About 25 percent of his contributors gave the maximum contribution of $1,000.

Beyond Rhode Island and Massachusetts, Brown’s greatest number of supporters live in Washington, D.C., where he lived after leaving Rhode Island, and New York and California.

Do the out-of-state contributions matter to the average voter? Speakman suggests they do not.

“It matters to people who pay attention to where your contributions come from, which is not a whole lot of people,” she said. Although Brown could use Raimondo’s national contributors as an issue – he’s vulnerable on that count, Speakman said.

“He spent the last decade out of the state,” she said.

And to Raimondo’s credit, she observed, her financial contributions are clearly enumerated. Although not required, her campaign-finance report includes the smallest of donations – down to $1 and $2 from some individuals.

“Most of her money is in the light,” Speakman said. “You know where it’s coming from.”

Independent of the candidates themselves, political action committees can contribute heavily to favored candidates, including those affiliated with the candidates themselves.

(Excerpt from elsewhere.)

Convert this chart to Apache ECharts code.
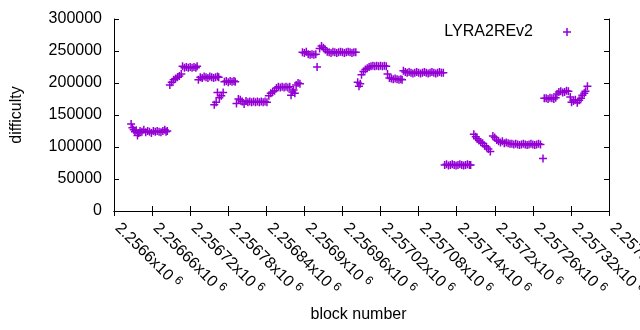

For a long time, typically these were associated in Rhode Island with the offices of House speaker or Senate president, but Raimondo supporters operate the GINA PAC.

According to its first-quarter financial report, individuals donated $11,000 to the committee, adding to the $43,637 that started the year. Expenditures were made to, among others, the Raimondo campaign, the Rhode Island Democratic State Committee, an election fund for Senate President Dominick J. Ruggerio, and to one for House Speaker Nicholas A. Mattiello.

On the Republican side, the Republican Governors Association Right Direction PAC has already started spending money within the state, with the stated purpose of defeating Raimondo. A report filed with the state shows $50,000 was spent by the PAC in June on Rhode Island Forward Inc., a Warwick entity.